Italy Switches to All-Digital Visa Applications from June 2026

· 2 min read Travel News
The Colosseum in Rome on a clear sunny day

Italy went live on 1 June 2026 with a fully digital visa application process covering every Schengen and national visa category. All applications — short-stay tourist visas, student permits, work authorisations and long-stay national visas — must now be submitted through a single government-operated online portal. Paper applications at Italian consulates are no longer accepted.
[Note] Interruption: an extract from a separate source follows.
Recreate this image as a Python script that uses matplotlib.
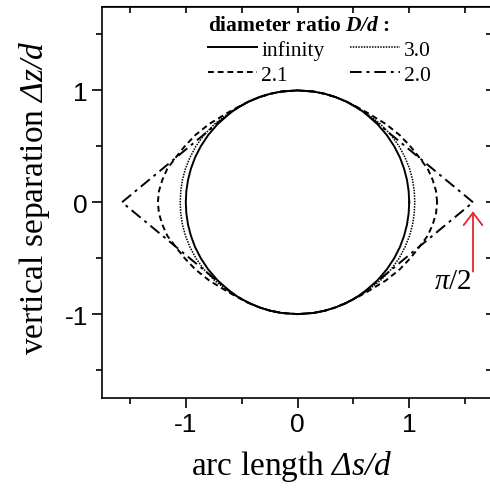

The change has two concrete consequences for visitors who require a visa. First, applicants no longer receive a physical sticker in their passport; instead, a digital authorisation is issued and verified electronically at the border. Second, all supporting documents — photographs, bank statements, travel insurance, accommodation bookings — must be uploaded to the portal rather than handed in at a consulate window. Biometric data (fingerprints) is still collected at a consulate appointment for first-time applicants; the appointment can be booked through the same portal.
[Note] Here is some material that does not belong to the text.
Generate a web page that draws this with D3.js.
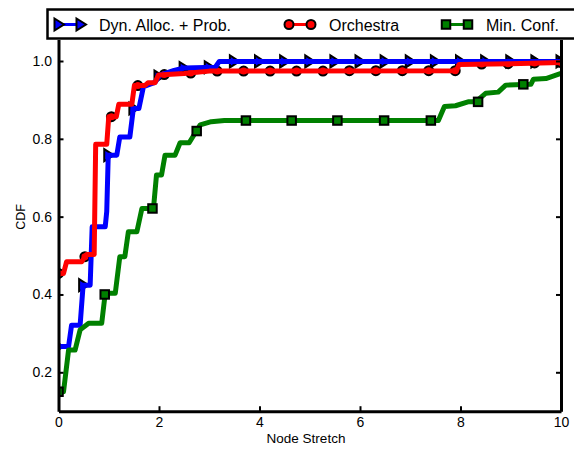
<!DOCTYPE html>
<html>
<head>
<meta charset="utf-8">
<script src="https://cdn.jsdelivr.net/npm/d3@7"></script>
<style>
  html, body { margin: 0; padding: 0; background: #fff; }
  svg { display: block; font-family: "Liberation Sans", Arial, sans-serif; }
</style>
</head>
<body>
<svg id="chart" width="574" height="449"></svg>
<script>
// Series names, in legend order
const seriesNames = ["Dyn. Alloc. + Prob.", "Orchestra", "Min. Conf."];

// CDF curves: [node stretch, cumulative fraction]
const dynAllocProb = [
  [0, 0.266], [0.2, 0.266], [0.26, 0.321], [0.43, 0.321], [0.49, 0.424],
  [0.63, 0.424], [0.67, 0.574], [0.93, 0.574], [0.96, 0.613], [0.99, 0.758],
  [1.16, 0.758], [1.22, 0.805], [1.42, 0.805], [1.49, 0.878], [1.6, 0.878],
  [1.69, 0.934], [1.92, 0.945], [2.02, 0.964], [2.3, 0.976], [2.5, 0.982],
  [3.12, 0.984], [3.2, 0.999], [10, 0.999]
];
const orchestra = [
  [0, 0.454], [0.1, 0.454], [0.16, 0.484], [0.46, 0.484], [0.56, 0.503],
  [0.71, 0.503], [0.74, 0.786], [0.96, 0.786], [1.0, 0.857], [1.15, 0.857],
  [1.2, 0.889], [1.46, 0.889], [1.51, 0.937], [1.72, 0.937], [1.78, 0.944],
  [1.92, 0.944], [1.99, 0.964], [2.5, 0.968], [3.0, 0.974], [7.92, 0.975],
  [7.97, 0.991], [9.0, 0.993], [10, 0.996]
];
const minConf = [
  [0, 0.15], [0.1, 0.15], [0.2, 0.257], [0.33, 0.257], [0.43, 0.309],
  [0.6, 0.326], [0.86, 0.326], [0.93, 0.403], [1.13, 0.403], [1.22, 0.497],
  [1.32, 0.497], [1.39, 0.561], [1.56, 0.561], [1.66, 0.621], [1.89, 0.621],
  [1.95, 0.707], [2.05, 0.707], [2.12, 0.758], [2.32, 0.758], [2.42, 0.79],
  [2.6, 0.79], [2.72, 0.815], [2.82, 0.836], [3.04, 0.844], [3.3, 0.847],
  [7.56, 0.847], [7.68, 0.883], [7.9, 0.885], [8.15, 0.895], [8.3, 0.895],
  [8.5, 0.917], [8.75, 0.92], [8.9, 0.938], [9.4, 0.94], [9.45, 0.953],
  [9.7, 0.955], [10, 0.968]
];

// Marker points placed along each curve
const dynMarkers = [
  [0, 0.266], [0.5, 0.424], [1.0, 0.758], [1.5, 0.878], [2.0, 0.96],
  [2.5, 0.982], [3.0, 0.984], [3.5, 0.999], [4.0, 0.999], [4.5, 0.999],
  [5.0, 0.999], [5.5, 0.999], [6.0, 0.999], [6.5, 0.999], [7.0, 0.999],
  [7.5, 0.999], [8.0, 0.999], [8.5, 0.999], [9.0, 0.999], [9.5, 0.999],
  [10, 0.999]
];
const orchMarkers = [
  [0, 0.454], [0.526, 0.497], [1.053, 0.857], [1.579, 0.937], [2.105, 0.965],
  [2.632, 0.969], [3.158, 0.974], [3.684, 0.974], [4.211, 0.974], [4.737, 0.974],
  [5.263, 0.974], [5.789, 0.975], [6.316, 0.975], [6.842, 0.975], [7.368, 0.975],
  [7.895, 0.975], [8.421, 0.992], [8.947, 0.993], [9.474, 0.995], [10, 0.996]
];
const minConfMarkers = [
  [0, 0.15], [0.92, 0.40], [1.87, 0.621], [2.75, 0.82], [3.73, 0.847],
  [4.64, 0.847], [5.55, 0.847], [6.48, 0.847], [7.41, 0.847], [8.35, 0.895],
  [9.25, 0.94]
];

// Axis ticks
const xTicks = [0, 2, 4, 6, 8, 10];
const yTicks = [0.2, 0.4, 0.6, 0.8, 1.0];

const colors = ["#0000ff", "#ff0000", "#008000"];

const svg = d3.select("#chart");
const plotLeft = 58.5, plotRight = 561, plotTop = 39.6, plotBottom = 411.2;

const x = d3.scaleLinear().domain([0, 10]).range([plotLeft, plotRight]);
const y = d3.scaleLinear().domain([0.1, 1.055]).range([plotBottom, plotTop]);

const line = d3.line().x(d => x(d[0])).y(d => y(d[1]));

// Marker shapes
const triPath = "M-4.5,-6L5,0L-4.5,6Z";
function drawTri(g, pts, fill) {
  g.selectAll(null).data(pts).enter().append("path")
    .attr("d", triPath)
    .attr("transform", d => `translate(${x(d[0])},${y(d[1])})`)
    .attr("fill", fill).attr("stroke", "#000").attr("stroke-width", 2)
    .attr("stroke-linejoin", "miter");
}
function drawCircle(g, pts, fill) {
  g.selectAll(null).data(pts).enter().append("circle")
    .attr("cx", d => x(d[0])).attr("cy", d => y(d[1])).attr("r", 4.5)
    .attr("fill", fill).attr("stroke", "#000").attr("stroke-width", 2);
}
function drawSquare(g, pts, fill) {
  const s = 8.5;
  g.selectAll(null).data(pts).enter().append("rect")
    .attr("x", d => x(d[0]) - s / 2).attr("y", d => y(d[1]) - s / 2)
    .attr("width", s).attr("height", s)
    .attr("fill", fill).attr("stroke", "#000").attr("stroke-width", 2);
}

// Everything inside the axes is clipped to the plot box
svg.append("defs").append("clipPath").attr("id", "plot-clip")
  .append("rect")
  .attr("x", plotLeft).attr("y", plotTop)
  .attr("width", plotRight - plotLeft).attr("height", plotBottom - plotTop);

const plot = svg.append("g").attr("clip-path", "url(#plot-clip)");

// markers of the first two series sit beneath their curves
drawTri(plot.append("g"), dynMarkers, colors[0]);
drawCircle(plot.append("g"), orchMarkers, colors[1]);

[dynAllocProb, orchestra, minConf].forEach((s, i) => {
  plot.append("path")
    .datum(s)
    .attr("d", line)
    .attr("fill", "none")
    .attr("stroke", colors[i])
    .attr("stroke-width", 5)
    .attr("stroke-linejoin", "round");
});

drawSquare(plot.append("g"), minConfMarkers, colors[2]);

// Axes
const fontSize = 14;
function styleAxis(g) {
  g.select(".domain").attr("stroke", "#000").attr("stroke-width", 3);
  g.selectAll(".tick line").attr("stroke", "#000").attr("stroke-width", 2);
  g.selectAll(".tick text").attr("fill", "#000").attr("font-size", fontSize)
    .attr("font-family", "Liberation Sans, Arial, sans-serif");
}

svg.append("g")
  .attr("transform", `translate(0,${plotBottom})`)
  .call(d3.axisBottom(x).tickValues(xTicks).tickFormat(d3.format("d"))
    .tickSizeInner(-5).tickSizeOuter(0).tickPadding(6))
  .call(styleAxis);

svg.append("g")
  .attr("transform", `translate(${plotLeft},0)`)
  .call(d3.axisLeft(y).tickValues(yTicks).tickFormat(d3.format(".1f"))
    .tickSizeInner(-5).tickSizeOuter(0).tickPadding(6.5))
  .call(styleAxis);

svg.append("g")
  .attr("transform", `translate(${plotRight},0)`)
  .call(d3.axisRight(y).tickValues(yTicks).tickFormat(() => "")
    .tickSizeInner(-5).tickSizeOuter(0))
  .call(styleAxis);

// Axis titles
svg.append("text")
  .attr("x", 306).attr("y", 443)
  .attr("text-anchor", "middle").attr("font-size", 13.5)
  .text("Node Stretch");

svg.append("text")
  .attr("transform", "translate(24.5,217) rotate(-90)")
  .attr("text-anchor", "middle").attr("font-size", 12.5)
  .text("CDF");

// Legend
const legend = svg.append("g");
legend.append("rect")
  .attr("x", 47.5).attr("y", 9.5).attr("width", 540).attr("height", 29)
  .attr("fill", "#fff").attr("stroke", "#000").attr("stroke-width", 2.5);

const legendX = [59, 289, 446];
const markerFns = [drawTri, drawCircle, drawSquare];
const ly = 24.5;
seriesNames.forEach((name, i) => {
  const g = legend.append("g");
  const x0 = legendX[i], x1 = legendX[i] + 22;
  g.append("line")
    .attr("x1", x0).attr("x2", x1).attr("y1", ly).attr("y2", ly)
    .attr("stroke", colors[i]).attr("stroke-width", 3);
  // legend markers are given in pixels, converted back to data space for the shared helpers
  const pts = [[x.invert(x0), y.invert(ly)], [x.invert(x1), y.invert(ly)]];
  markerFns[i](g, pts, colors[i]);
  g.append("text")
    .attr("x", x1 + 18).attr("y", 30.5)
    .attr("font-size", 16)
    .text(name);
});
</script>
</body>
</html>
Citizens of non-Schengen countries who previously obtained Italian visas in person — including nationals of India, China, Vietnam, the Philippines, Russia and most of the Middle East and Africa — are affected by this change. Citizens of EU and EEA countries and Switzerland are unaffected; they enter without a visa. Americans, British, Canadians, Australians and most other visa-exempt nationalities continue to enter visa-free for up to 90 days; the ETIAS pre-authorisation system for these groups is scheduled to launch in late 2026.

Standard processing timelines remain in place: 15 calendar days for a Schengen short-stay visa, up to 60 days for a long-stay national visa. Apply early and allow time for any technical issues with the portal in its first weeks of operation.

For travellers requiring a visa for a Rome visit or planning an extended stay, use the official portal at vistoperitalia.esteri.it. Consulates in Milan and other major cities process appointments through the same system. Venice and Florence remain among Italy’s most visited cities — the tourist tax and day-tripper fee rules in those cities are managed separately and are unaffected by this change.

Travellers visiting Italy on a short stay from a visa-exempt country need take no action. Those who need a visa should visit the portal, check the document requirements for their specific visa category and book a biometric appointment as early as possible, particularly for summer travel when consulate slots fill quickly.